- Material
━━━━━━━━━━━━━━━━

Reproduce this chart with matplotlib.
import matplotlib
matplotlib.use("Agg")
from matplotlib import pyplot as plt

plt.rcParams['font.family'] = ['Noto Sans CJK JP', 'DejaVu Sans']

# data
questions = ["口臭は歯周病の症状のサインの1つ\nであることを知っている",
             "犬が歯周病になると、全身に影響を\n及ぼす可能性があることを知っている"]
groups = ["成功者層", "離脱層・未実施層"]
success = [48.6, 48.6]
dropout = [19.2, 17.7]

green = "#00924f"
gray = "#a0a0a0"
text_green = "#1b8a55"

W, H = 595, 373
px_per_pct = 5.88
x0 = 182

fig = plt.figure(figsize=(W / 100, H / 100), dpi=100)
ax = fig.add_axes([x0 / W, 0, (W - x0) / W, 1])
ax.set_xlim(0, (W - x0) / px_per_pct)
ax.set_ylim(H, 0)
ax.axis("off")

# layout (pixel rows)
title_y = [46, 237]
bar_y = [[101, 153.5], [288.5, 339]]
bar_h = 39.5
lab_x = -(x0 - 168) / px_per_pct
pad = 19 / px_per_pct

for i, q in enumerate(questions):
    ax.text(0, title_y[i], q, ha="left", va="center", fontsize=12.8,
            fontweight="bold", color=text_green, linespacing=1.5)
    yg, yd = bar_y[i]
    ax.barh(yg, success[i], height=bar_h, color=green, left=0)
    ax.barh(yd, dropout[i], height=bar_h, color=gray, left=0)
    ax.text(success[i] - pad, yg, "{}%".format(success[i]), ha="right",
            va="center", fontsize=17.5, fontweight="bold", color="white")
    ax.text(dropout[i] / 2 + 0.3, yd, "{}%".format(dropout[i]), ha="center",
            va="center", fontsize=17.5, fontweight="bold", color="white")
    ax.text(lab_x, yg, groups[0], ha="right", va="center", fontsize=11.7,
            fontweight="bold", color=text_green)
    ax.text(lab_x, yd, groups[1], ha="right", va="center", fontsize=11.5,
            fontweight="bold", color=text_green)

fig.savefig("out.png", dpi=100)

━━━━━━━━━━━━━━━━

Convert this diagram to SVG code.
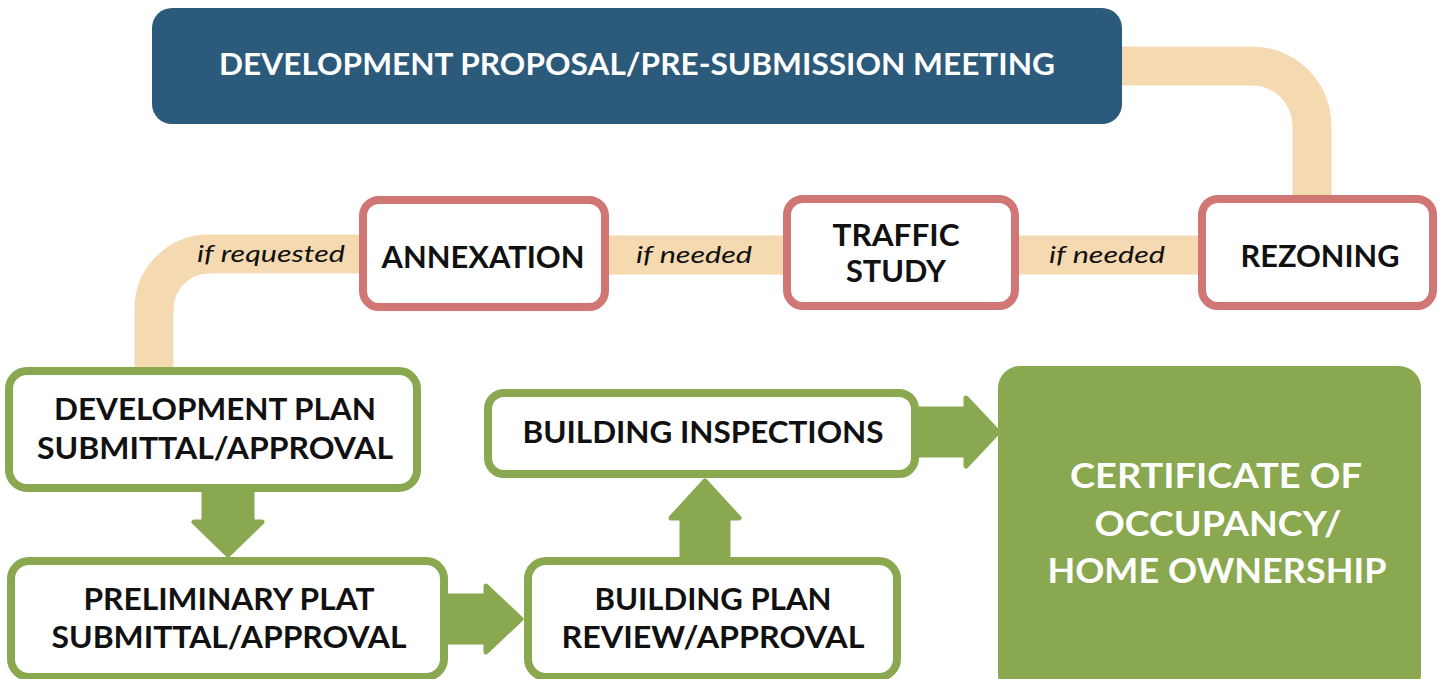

━━━━━━━━━━━━━━━━

- Set task
All lines in the listing above from the line containing "Reproduce this chart with matplotlib." to the line containing "pad = 19 / px_per_pct", inclusive, should be retyped exactly; no other lines should appear.

- The response
Reproduce this chart with matplotlib.
import matplotlib
matplotlib.use("Agg")
from matplotlib import pyplot as plt

plt.rcParams['font.family'] = ['Noto Sans CJK JP', 'DejaVu Sans']

# data
questions = ["口臭は歯周病の症状のサインの1つ\nであることを知っている",
             "犬が歯周病になると、全身に影響を\n及ぼす可能性があることを知っている"]
groups = ["成功者層", "離脱層・未実施層"]
success = [48.6, 48.6]
dropout = [19.2, 17.7]

green = "#00924f"
gray = "#a0a0a0"
text_green = "#1b8a55"

W, H = 595, 373
px_per_pct = 5.88
x0 = 182

fig = plt.figure(figsize=(W / 100, H / 100), dpi=100)
ax = fig.add_axes([x0 / W, 0, (W - x0) / W, 1])
ax.set_xlim(0, (W - x0) / px_per_pct)
ax.set_ylim(H, 0)
ax.axis("off")

# layout (pixel rows)
title_y = [46, 237]
bar_y = [[101, 153.5], [288.5, 339]]
bar_h = 39.5
lab_x = -(x0 - 168) / px_per_pct
pad = 19 / px_per_pct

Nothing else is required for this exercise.